▸ **SOURCE EXCERPT**:
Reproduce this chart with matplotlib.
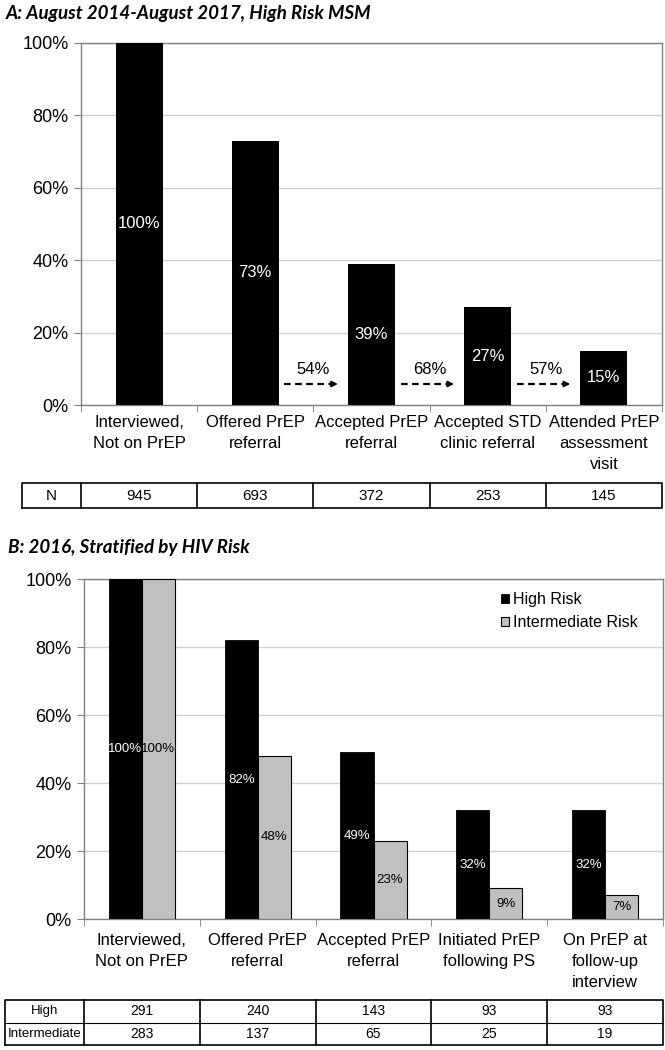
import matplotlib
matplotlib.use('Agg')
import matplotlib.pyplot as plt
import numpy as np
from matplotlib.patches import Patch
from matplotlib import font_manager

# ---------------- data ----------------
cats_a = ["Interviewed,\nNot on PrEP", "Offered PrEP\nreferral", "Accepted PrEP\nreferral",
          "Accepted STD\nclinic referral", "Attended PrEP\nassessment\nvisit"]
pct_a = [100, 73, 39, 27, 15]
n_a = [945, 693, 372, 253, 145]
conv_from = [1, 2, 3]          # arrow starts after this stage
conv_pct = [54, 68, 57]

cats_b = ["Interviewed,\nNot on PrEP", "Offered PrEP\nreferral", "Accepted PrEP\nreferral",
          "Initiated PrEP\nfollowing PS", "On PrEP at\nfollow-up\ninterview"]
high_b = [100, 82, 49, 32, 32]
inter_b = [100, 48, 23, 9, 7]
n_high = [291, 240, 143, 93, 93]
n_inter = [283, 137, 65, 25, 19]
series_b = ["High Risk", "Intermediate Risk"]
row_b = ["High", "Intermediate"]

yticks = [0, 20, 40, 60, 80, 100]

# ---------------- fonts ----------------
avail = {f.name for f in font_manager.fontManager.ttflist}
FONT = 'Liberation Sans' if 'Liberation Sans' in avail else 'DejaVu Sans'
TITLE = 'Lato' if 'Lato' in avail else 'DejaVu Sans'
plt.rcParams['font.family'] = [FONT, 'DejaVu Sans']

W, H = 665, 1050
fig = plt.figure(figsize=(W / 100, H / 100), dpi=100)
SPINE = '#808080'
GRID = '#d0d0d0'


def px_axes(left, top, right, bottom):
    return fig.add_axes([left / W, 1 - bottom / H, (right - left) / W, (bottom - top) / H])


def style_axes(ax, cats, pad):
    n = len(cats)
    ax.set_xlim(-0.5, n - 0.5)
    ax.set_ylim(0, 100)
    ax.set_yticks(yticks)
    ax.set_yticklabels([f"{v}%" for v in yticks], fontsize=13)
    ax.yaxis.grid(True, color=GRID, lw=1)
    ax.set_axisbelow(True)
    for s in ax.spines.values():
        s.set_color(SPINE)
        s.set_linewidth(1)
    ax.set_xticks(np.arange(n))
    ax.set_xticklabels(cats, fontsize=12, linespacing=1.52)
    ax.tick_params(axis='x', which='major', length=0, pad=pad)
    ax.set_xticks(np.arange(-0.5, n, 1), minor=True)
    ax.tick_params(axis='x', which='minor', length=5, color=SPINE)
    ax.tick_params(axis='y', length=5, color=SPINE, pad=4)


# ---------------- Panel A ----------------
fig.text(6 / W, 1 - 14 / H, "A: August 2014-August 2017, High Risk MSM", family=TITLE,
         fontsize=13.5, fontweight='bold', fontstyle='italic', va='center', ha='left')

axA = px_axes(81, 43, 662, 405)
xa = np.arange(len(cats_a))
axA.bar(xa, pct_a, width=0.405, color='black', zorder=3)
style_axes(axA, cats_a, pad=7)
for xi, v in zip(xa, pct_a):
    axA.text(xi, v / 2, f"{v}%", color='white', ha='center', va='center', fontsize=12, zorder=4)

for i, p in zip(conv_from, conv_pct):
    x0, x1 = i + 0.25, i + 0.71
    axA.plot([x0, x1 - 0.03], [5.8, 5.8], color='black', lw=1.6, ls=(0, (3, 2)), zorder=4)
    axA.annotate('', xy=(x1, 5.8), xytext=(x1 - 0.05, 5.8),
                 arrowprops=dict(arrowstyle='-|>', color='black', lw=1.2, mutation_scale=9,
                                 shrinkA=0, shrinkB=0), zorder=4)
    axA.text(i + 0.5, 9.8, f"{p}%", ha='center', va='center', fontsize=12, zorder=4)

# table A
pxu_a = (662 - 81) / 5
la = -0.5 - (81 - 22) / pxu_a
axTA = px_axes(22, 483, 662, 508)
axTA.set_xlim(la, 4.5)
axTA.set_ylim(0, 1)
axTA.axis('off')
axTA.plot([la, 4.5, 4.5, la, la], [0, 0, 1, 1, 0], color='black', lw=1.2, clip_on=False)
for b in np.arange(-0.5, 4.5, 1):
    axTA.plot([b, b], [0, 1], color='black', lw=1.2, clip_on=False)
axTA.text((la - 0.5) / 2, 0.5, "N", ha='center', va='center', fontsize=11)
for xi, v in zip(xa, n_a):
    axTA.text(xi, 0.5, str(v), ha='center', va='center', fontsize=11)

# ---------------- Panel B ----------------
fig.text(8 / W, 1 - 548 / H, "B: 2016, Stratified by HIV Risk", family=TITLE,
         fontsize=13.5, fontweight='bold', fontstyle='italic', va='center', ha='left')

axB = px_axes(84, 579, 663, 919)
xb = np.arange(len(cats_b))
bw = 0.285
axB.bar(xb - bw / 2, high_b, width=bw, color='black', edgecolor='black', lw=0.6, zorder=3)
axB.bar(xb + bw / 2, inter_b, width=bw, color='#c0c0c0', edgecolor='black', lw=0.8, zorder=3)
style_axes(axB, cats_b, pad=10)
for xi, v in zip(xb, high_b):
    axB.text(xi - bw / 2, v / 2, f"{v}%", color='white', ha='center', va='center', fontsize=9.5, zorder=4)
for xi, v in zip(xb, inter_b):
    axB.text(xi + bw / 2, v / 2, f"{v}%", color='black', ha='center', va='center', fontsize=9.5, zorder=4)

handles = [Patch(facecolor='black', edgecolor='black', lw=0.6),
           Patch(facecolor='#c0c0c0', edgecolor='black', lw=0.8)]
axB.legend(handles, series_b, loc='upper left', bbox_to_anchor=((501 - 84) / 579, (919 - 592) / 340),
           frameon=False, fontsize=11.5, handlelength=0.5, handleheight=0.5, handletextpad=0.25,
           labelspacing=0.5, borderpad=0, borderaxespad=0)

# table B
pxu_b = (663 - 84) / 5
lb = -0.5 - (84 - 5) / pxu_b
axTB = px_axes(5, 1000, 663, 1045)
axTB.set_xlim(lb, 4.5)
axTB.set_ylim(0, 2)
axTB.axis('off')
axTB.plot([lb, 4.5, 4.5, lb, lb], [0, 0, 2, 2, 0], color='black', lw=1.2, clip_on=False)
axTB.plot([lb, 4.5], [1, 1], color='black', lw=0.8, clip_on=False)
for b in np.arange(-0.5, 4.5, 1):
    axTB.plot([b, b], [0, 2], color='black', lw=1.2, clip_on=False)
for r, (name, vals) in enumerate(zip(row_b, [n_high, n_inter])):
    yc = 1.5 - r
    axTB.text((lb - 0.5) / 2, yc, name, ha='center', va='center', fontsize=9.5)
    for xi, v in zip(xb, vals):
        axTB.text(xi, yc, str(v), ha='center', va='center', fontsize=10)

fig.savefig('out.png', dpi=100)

▸ **WHAT YOU WILL DO**:
Please repeat exactly the data above from its first line to the line that contains "from matplotlib import font_manager", inclusive, and leave every picture out.

▸ **ANSWER**:
Reproduce this chart with matplotlib.
import matplotlib
matplotlib.use('Agg')
import matplotlib.pyplot as plt
import numpy as np
from matplotlib.patches import Patch
from matplotlib import font_manager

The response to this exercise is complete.